Hey guys! Ever wondered how to crack the code of those old-school analog multimeters? They might look a bit intimidating with all the needles and scales, but trust me, they're super cool and incredibly useful. Today, we're diving deep into the world of analog multimeters, focusing on understanding how to read them, especially if you're working with a PDF guide. This guide is designed to be your go-to resource, whether you're a beginner or just need a refresher. We'll break down everything from the basic components to practical applications, ensuring you can confidently use an analog multimeter for your projects. Let's get started!

Decoding the Analog Multimeter: Key Components and Their Functions

Alright, let's start with the basics. An analog multimeter is a handheld device that measures electrical values, such as voltage, current, and resistance. Unlike their digital counterparts, analog multimeters use a needle that moves across a calibrated scale. This needle's position indicates the measured value. Think of it like a speedometer in a car, where the needle's position gives you your speed. Now, let's break down the essential components that make an analog multimeter tick.

First off, we have the meter movement. This is the heart of the multimeter, containing a coil of wire suspended in a magnetic field. When current flows through the coil, it generates a magnetic field that interacts with the permanent magnet, causing the needle to deflect. Next, we have the scale. This is the graduated dial that displays the measured values. The scale is typically marked with multiple ranges for voltage, current, and resistance. The layout and markings on the scale are crucial for accurate readings. Then there are the range selector, this switch allows you to choose the specific measurement type (voltage, current, resistance) and the appropriate measurement range. Selecting the correct range is essential to avoid damaging the multimeter or getting inaccurate readings. The probes are the leads you connect to the circuit being tested. Usually, one is black (for the common or ground) and the other is red (for the positive or signal). Ensure the probes are securely connected to the multimeter and the circuit.

Understanding these components is the first step toward mastering the analog multimeter. With this knowledge, you can begin to navigate the PDF guide with confidence. Remember, practice makes perfect, so don't be afraid to experiment and get your hands dirty. Learning to read the scales is often the most challenging part, but with a bit of practice, it will become second nature.

Reading the Scales: Voltage, Current, and Resistance

Now for the fun part: actually reading the multimeter! Analog multimeters have multiple scales, each designed for a specific type of measurement. Let's explore how to read the scales for voltage, current, and resistance. This will be an important part of understanding your PDF guide!
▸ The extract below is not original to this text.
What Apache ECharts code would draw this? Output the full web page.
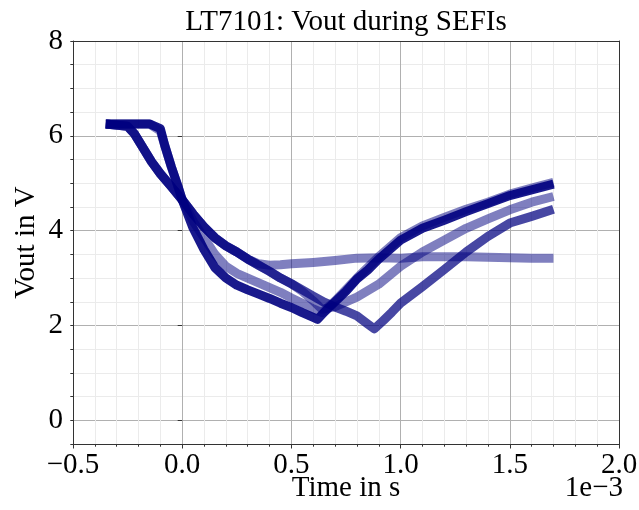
<!doctype html>
<html lang="en">
<head>
  <meta charset="utf-8">
  <title>LT7101: Vout during SEFIs</title>
  <script src="https://cdn.jsdelivr.net/npm/echarts@6/dist/echarts.min.js"></script>
  <style>
    html, body { margin: 0; padding: 0; background: #fff; }
    #chart { width: 639px; height: 510px; }
  </style>
</head>
<body>
  <div id="chart"></div>
  <script>
    // time in units of 1e-3 s, voltage in V
    var tA = [-0.35, -0.25, -0.15, -0.10, -0.08, -0.05, -0.02, 0.0, 0.05, 0.10, 0.15, 0.20, 0.25, 0.30, 0.35, 0.40, 0.45, 0.50, 0.55, 0.60, 0.62, 0.65, 0.70, 0.75, 0.80, 0.85, 0.90, 0.95, 1.0, 1.1, 1.2, 1.3, 1.4, 1.5, 1.6, 1.7];
    var vA = [6.25, 6.25, 6.25, 6.15, 5.8, 5.35, 4.95, 4.65, 4.05, 3.6, 3.22, 3.0, 2.85, 2.75, 2.66, 2.57, 2.47, 2.38, 2.27, 2.17, 2.13, 2.28, 2.5, 2.72, 2.98, 3.17, 3.4, 3.6, 3.8, 4.05, 4.22, 4.4, 4.57, 4.74, 4.86, 4.98];

    var tB = [-0.35, -0.15, -0.10, -0.05, 0.0, 0.05, 0.10, 0.15, 0.20, 0.25, 0.30, 0.35, 0.40, 0.45, 0.50, 0.55, 0.60, 0.64, 0.70, 0.80, 0.90, 1.0, 1.1, 1.2, 1.3, 1.4, 1.5, 1.6, 1.7];
    var vB = [6.25, 6.25, 6.1, 5.35, 4.65, 4.2, 3.85, 3.5, 3.25, 3.1, 3.0, 2.9, 2.8, 2.7, 2.58, 2.47, 2.35, 2.27, 2.52, 3.0, 3.45, 3.85, 4.1, 4.28, 4.45, 4.6, 4.77, 4.9, 5.02];

    var tC = [-0.35, -0.25, -0.22, -0.18, -0.14, -0.10, -0.05, 0.0, 0.05, 0.10, 0.15, 0.20, 0.25, 0.30, 0.35, 0.40, 0.45, 0.50, 0.60, 0.70, 0.80, 0.90, 1.0, 1.1, 1.2, 1.3, 1.4, 1.5, 1.6, 1.7];
    var vC = [6.25, 6.2, 6.05, 5.75, 5.45, 5.2, 4.93, 4.65, 4.35, 4.08, 3.85, 3.68, 3.55, 3.4, 3.3, 3.27, 3.28, 3.3, 3.33, 3.37, 3.42, 3.43, 3.42, 3.45, 3.45, 3.45, 3.44, 3.43, 3.42, 3.42];

    var tD = [-0.35, -0.25, -0.22, -0.18, -0.14, -0.10, -0.05, 0.0, 0.05, 0.10, 0.15, 0.20, 0.25, 0.30, 0.35, 0.40, 0.45, 0.50, 0.55, 0.60, 0.65, 0.70, 0.75, 0.80, 0.85, 0.88, 0.92, 0.96, 1.0, 1.1, 1.2, 1.3, 1.4, 1.5, 1.6, 1.7];
    var vD = [6.25, 6.2, 6.05, 5.75, 5.45, 5.2, 4.93, 4.65, 4.35, 4.08, 3.85, 3.68, 3.55, 3.4, 3.27, 3.14, 3.0, 2.88, 2.75, 2.62, 2.49, 2.39, 2.3, 2.2, 2.03, 1.93, 2.1, 2.28, 2.47, 2.82, 3.18, 3.55, 3.88, 4.16, 4.3, 4.45];

    var tE = [-0.35, -0.25, -0.22, -0.18, -0.14, -0.10, -0.05, 0.0, 0.05, 0.10, 0.15, 0.20, 0.25, 0.30, 0.35, 0.40, 0.45, 0.50, 0.55, 0.60, 0.64, 0.70, 0.80, 0.90, 1.0, 1.1, 1.2, 1.3, 1.4, 1.5, 1.6, 1.7];
    var vE = [6.25, 6.2, 6.05, 5.75, 5.45, 5.2, 4.93, 4.65, 4.35, 4.08, 3.85, 3.68, 3.55, 3.4, 3.27, 3.14, 3.0, 2.88, 2.72, 2.52, 2.34, 2.4, 2.6, 2.87, 3.25, 3.55, 3.8, 4.05, 4.25, 4.44, 4.6, 4.72];

    var yLabels = [0, 2, 4, 6, 8];

    function pairs(t, v) {
      return t.map(function (x, i) { return [x, v[i]]; });
    }

    var serif = 'Liberation Serif';
    var axisColor = '#333';

    function trace(name, t, v, opacity) {
      return {
        name: name,
        type: 'line',
        data: pairs(t, v),
        showSymbol: false,
        symbol: 'none',
        silent: true,
        lineStyle: { color: '#000080', width: 9, opacity: opacity, join: 'round' }
      };
    }

    var chart = echarts.init(document.getElementById('chart'), null, { renderer: 'canvas' });

    var option = {
      animation: false,
      backgroundColor: '#fff',
      title: {
        text: 'LT7101: Vout during SEFIs',
        left: 346,
        top: 8,
        padding: 0,
        textAlign: 'center',
        textStyle: { fontFamily: serif, fontSize: 29, fontWeight: 'normal', color: '#000' }
      },
      graphic: [{
        type: 'text',
        x: 623,
        y: 488,
        style: {
          text: '1e\u22123',
          font: '29px "Liberation Serif"',
          fill: '#000',
          textAlign: 'right',
          textVerticalAlign: 'middle'
        }
      }],
      grid: { left: 73, right: 20, top: 41, bottom: 66, outerBoundsMode: 'none' },
      xAxis: [{
        type: 'value',
        min: -0.5,
        max: 2.0,
        interval: 0.5,
        position: 'bottom',
        name: 'Time in s',
        nameLocation: 'middle',
        nameGap: 30,
        nameMoveOverlap: false,
        nameTextStyle: { fontFamily: serif, fontSize: 29, color: '#000' },
        axisLine: { show: true, onZero: false, lineStyle: { color: axisColor, width: 1 } },
        axisTick: { show: true, length: 4.5, lineStyle: { color: axisColor } },
        minorTick: { show: true, splitNumber: 5, length: 2.7, lineStyle: { color: axisColor } },
        axisLabel: {
          fontFamily: serif, fontSize: 29, color: '#000', margin: 7,
          formatter: function (v) { return v.toFixed(1).replace('-', '\u2212'); }
        },
        splitLine: { show: true, showMinLine: false, showMaxLine: false, lineStyle: { color: '#b0b0b0', width: 1 } },
        minorSplitLine: { show: true, lineStyle: { color: '#ebebeb', width: 1 } }
      }, {
        type: 'value',
        min: -0.5,
        max: 2.0,
        interval: 0.5,
        position: 'top',
        axisLine: { show: true, onZero: false, lineStyle: { color: axisColor, width: 1 } },
        axisTick: { show: false },
        axisLabel: { show: false },
        splitLine: { show: false }
      }],
      yAxis: [{
        type: 'value',
        min: -0.5,
        max: 8,
        interval: 0.5,
        position: 'left',
        name: 'Vout in V',
        nameLocation: 'middle',
        nameGap: 32,
        nameMoveOverlap: false,
        nameTextStyle: { fontFamily: serif, fontSize: 29, color: '#000' },
        axisLine: { show: true, onZero: false, lineStyle: { color: axisColor, width: 1 } },
        axisTick: { show: true, length: 2.7, lineStyle: { color: axisColor } },
        axisLabel: {
          fontFamily: serif, fontSize: 29, color: '#000', margin: 10,
          formatter: function (v) { return yLabels.indexOf(v) >= 0 ? String(v) : ''; }
        },
        splitLine: {
          show: true, showMinLine: false, showMaxLine: false,
          lineStyle: { color: ['#b0b0b0', '#ebebeb', '#ebebeb', '#ebebeb'], width: 1 }
        }
      }, {
        type: 'value',
        min: -0.5,
        max: 8,
        interval: 0.5,
        position: 'right',
        axisLine: { show: true, onZero: false, lineStyle: { color: axisColor, width: 1 } },
        axisTick: { show: false },
        axisLabel: { show: false },
        splitLine: { show: false }
      }, {
        type: 'value',
        min: -0.5,
        max: 8,
        interval: 0.5,
        position: 'left',
        axisLine: { show: false },
        axisTick: { show: true, length: 4.5, customValues: yLabels, lineStyle: { color: axisColor } },
        axisLabel: { show: false },
        splitLine: { show: false }
      }],
      series: [
        trace('C', tC, vC, 0.5),
        trace('E', tE, vE, 0.5),
        trace('D', tD, vD, 0.72),
        trace('B', tB, vB, 0.5),
        trace('A', tA, vA, 0.9)
      ]
    };

    chart.setOption(option);
  </script>
</body>
</html>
Voltage Measurement: The voltage scale is usually the easiest to read. You'll typically find multiple voltage ranges on the dial (e.g., 0-10V, 0-50V, 0-250V). When measuring voltage, connect the probes in parallel with the component or circuit you're testing. Carefully select the correct voltage range; start with the highest range if you're unsure to avoid damaging the meter. Note where the needle lands on the scale. The reading is determined by multiplying the needle position by the range factor. For example, if the range is 0-10V and the needle points to '3', the voltage is 3V. If the range is 0-50V and the needle points to the same position, the voltage is 15V (3 x 5).

Current Measurement: Measuring current requires a slightly different approach. You'll find current ranges on the dial, often marked in milliamps (mA) or amps (A). Always connect the multimeter in series with the circuit when measuring current. Make sure to choose the appropriate current range; starting with the highest setting protects the meter. The current reading is determined similarly to voltage: multiply the needle position by the range factor. For instance, if the range is 0-100mA and the needle points to '50', the current is 50mA. Be very careful when measuring current, as exceeding the meter's current rating can blow a fuse (or worse).

Resistance Measurement: The resistance scale is usually the most unique. It's often non-linear, meaning the markings are not evenly spaced. The scale is typically marked with ohms (Ω) and will include a '0' position, which indicates a short circuit. When measuring resistance, make sure the circuit is de-energized to avoid damaging the meter. Select the resistance range (e.g., Rx1, Rx10, Rx100, Rx1K). Connect the probes across the component you're testing. Multiply the needle position by the range factor (Rx1, Rx10, etc.) to get the resistance value. A needle pointing to '5' on the Rx100 range means the resistance is 500Ω. Calibrating the meter is also important for resistance measurements. With the probes shorted (touching each other), adjust the 'zero adjust' knob to ensure the needle points to '0'. This calibrates the meter.

Practice reading the scales with various values, and you'll quickly become proficient. Pay close attention to the range setting, and always double-check your readings.

Troubleshooting and Using the PDF Guide

Okay, now let's talk about putting your knowledge into action, especially with that analog multimeter PDF in your hands! Knowing how to troubleshoot common issues and using your PDF guide effectively is key to becoming a pro.

Common Issues: Analog multimeters, while robust, can face issues. The most common problem is a dead battery (for the resistance function). Also, blown fuses are a common occurrence when measuring current if you exceed the meter's capacity. Check the probes: frayed or damaged probes can give unreliable readings. A sticking needle is another issue; try tapping the meter gently to free it up. Zero adjustment issues are common; make sure the meter is zeroed before each resistance measurement. If the needle doesn't move, check the probes, range selector, and make sure the circuit is powered up (for voltage and current measurements). Finally, always ensure the circuit is de-energized before testing resistance.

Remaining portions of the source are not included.